I have a dependent variable with five nominal categories and 20 independent variables measured on a 5-point Likert scale. There are also other independent variables such as gender (2 categories), age group(5 categories), educational level (4 categories), and place of origin (3 categories). I am using multinomial regression, do I have to convert any independent variables into dummies, and which ones are supposed to enter into Factors and Covariates in SPSS?
Ngozi,
SPSS called categorical independent variables Factors and numerical independent variables Covariates. Anything you put into the Factor box SPSS will dummy code for you. Not every procedure has a Factor box though. For example, in Linear Regression, you have to dummy code yourself. In Binary Logistic, you can specify those factors using the Categorical button and it will still dummy code for you.
Hi,
When do we make dummy variables? Is it done only in multiple logistic regression or we have to make it in binary logistic regression also?
Whenever you have a categorical variable in a regression model, whether it’s a predictor or response variable, you need some sort of coding scheme for the categories. The 1/0 coding of the categories in binary logistic regression is dummy coding, yes.
What should be the reference In MLR, how the comparison between the reference and each of the independent category IN MLR useful over BLR?
Question?
so I think my data fits the ordinal logistic regression due to nominal and ordinal data. My predictor variable is a construct (X) with is comprised of 3 subscales (x1+x2+x3= X) and is which to run the analysis based on “hierarchical/stepwise” theoretical regression framework.

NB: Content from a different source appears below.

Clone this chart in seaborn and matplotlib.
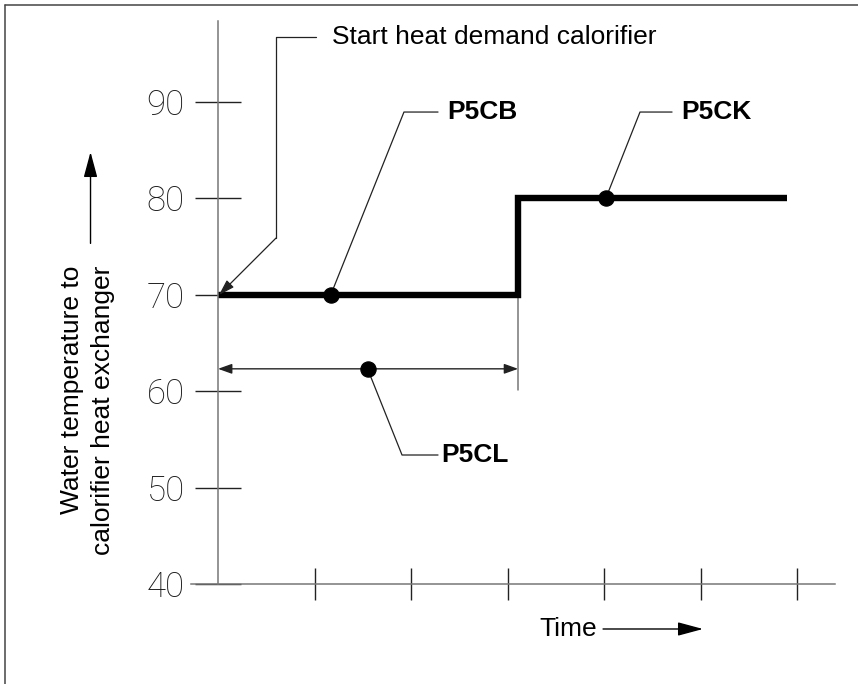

Should I run “3” independent regression analyses with each of the 3 subscales ( of my construct) or run just one analysis (“X” with 3 levels) and still use a hierarchical/stepwise , theoretical regression approach with ordinal log regression?
Hi George,
That is actually not a simple question. There isn’t one right way. It depends on too many issues, including the exact research question you are asking. I would suggest this webinar for more info on how to approach a question like this: https://thecraftofstatisticalanalysis.com/cosa-description-page-four-key-questions/
Hi there. This was very helpful. But let’s say that you have a variable with the following outcomes: Almost always, Most of the time, Some of the time, Rarely, Never, Don’t Know, and Refused. These 6 categories can be reduce to 4 however I am not sure if there is an order or not because “Don’t know” and “refused” is confusing to me. Thoughts?
It always depends on the research questions you are trying to answer but apparently “Don’t Know” and “Refused” seem to have very different meanings. In case you might want to group them as “No information gained”, you would definitely be able to consider the groupings as ordinal.
Hi,
Let’s say the outcome is three states: State 0, State 1 and State 2. How about a situation where the sample go through State 0, State 1 and 2 but can also go from State 0 to state 2 or State 2 to State 1? While you consider this as ordered or unordered?
Hi Stephen,
This is an example where you have to decide if there really is an order. It can depend on exactly what it is you’re measuring about these states.